Mayor Andrew Halverson says the council’s role was only to decide on the conditional use for the property, and that it’s up to the school board if it should be built and how. Halverson supported the planned building site, and was disappointed in the council’s vote, believing the safety issues and questions about the proximity to two existing taverns had been resolved. “We tried to keep order and keep relevance to the agenda item as best we could. I think we certainly did that, but ultimately, the project failed. I don’t agree with it. I think the project rose to an acceptance from our conditional use perspective from a lot of angles. I think you had some opinion that simply entered this equation that said it shouldn’t be there because it shouldn’t be there. I don’t think that’s how we need to make decisions all of the time.”

The preferred building site is is only 159 feet from a tavern. Brian Gollon from Cedar Haus Inn and Deb Zinda from The Little White Inn both expressed concerns about what would happen in the future if they tried to sell their business, expand the business, or rebuild the business after a loss like a fire. City Attorney Louis Molepske Sr. told the council that the pre-existing taverns would not be negatively affected by the educational facility.

Wendinger says he’ll report to the school board the outcome of the council meeting, and they will have to come up with some options, possibly closer to the SPASH building or on another site altogether. He says, “One never gives up when you have a dream and there are a lot of kids and parents that have a dream and a hope for this facility, so we’ll step back and take a look at it, and we’ll move forward somehow.”
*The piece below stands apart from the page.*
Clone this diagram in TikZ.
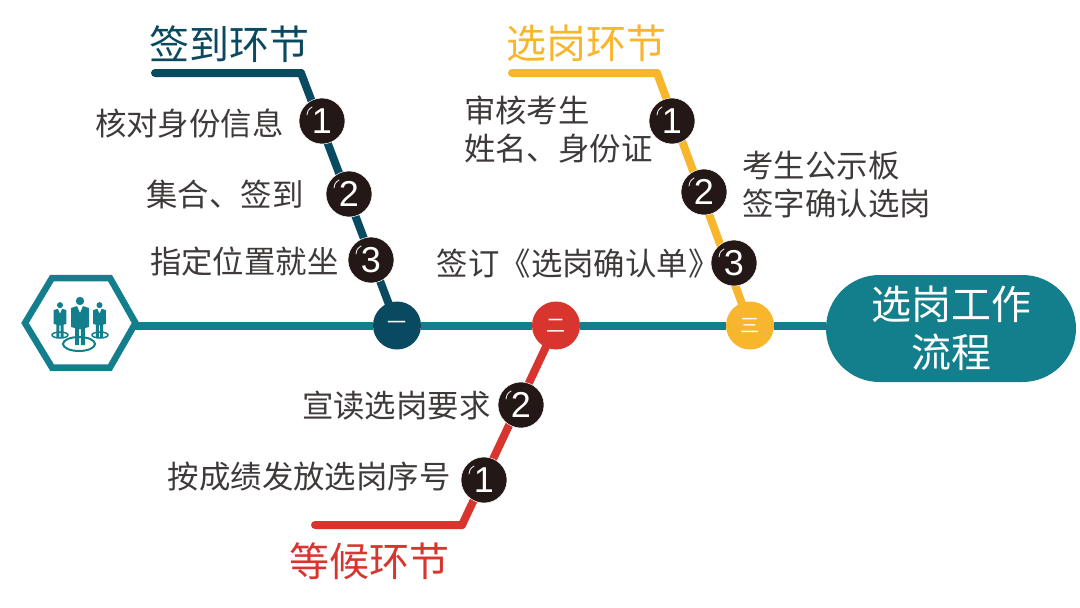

The Life Skills Program has served special needs students for the last 11 years, assisting 334 students so far.  There are also nearly 70 regular education SPASH students working with the program as mentors and assistants, and the program can be expanded to include more students from the Alternative School and Pacelli.  The program has been recognized as a model program by the State of Wisconsin, and has been using rented space in an apartment building across North Point Drive from the high school. School officials wish to improve and expand the program and improve wheelchair access by building the new center.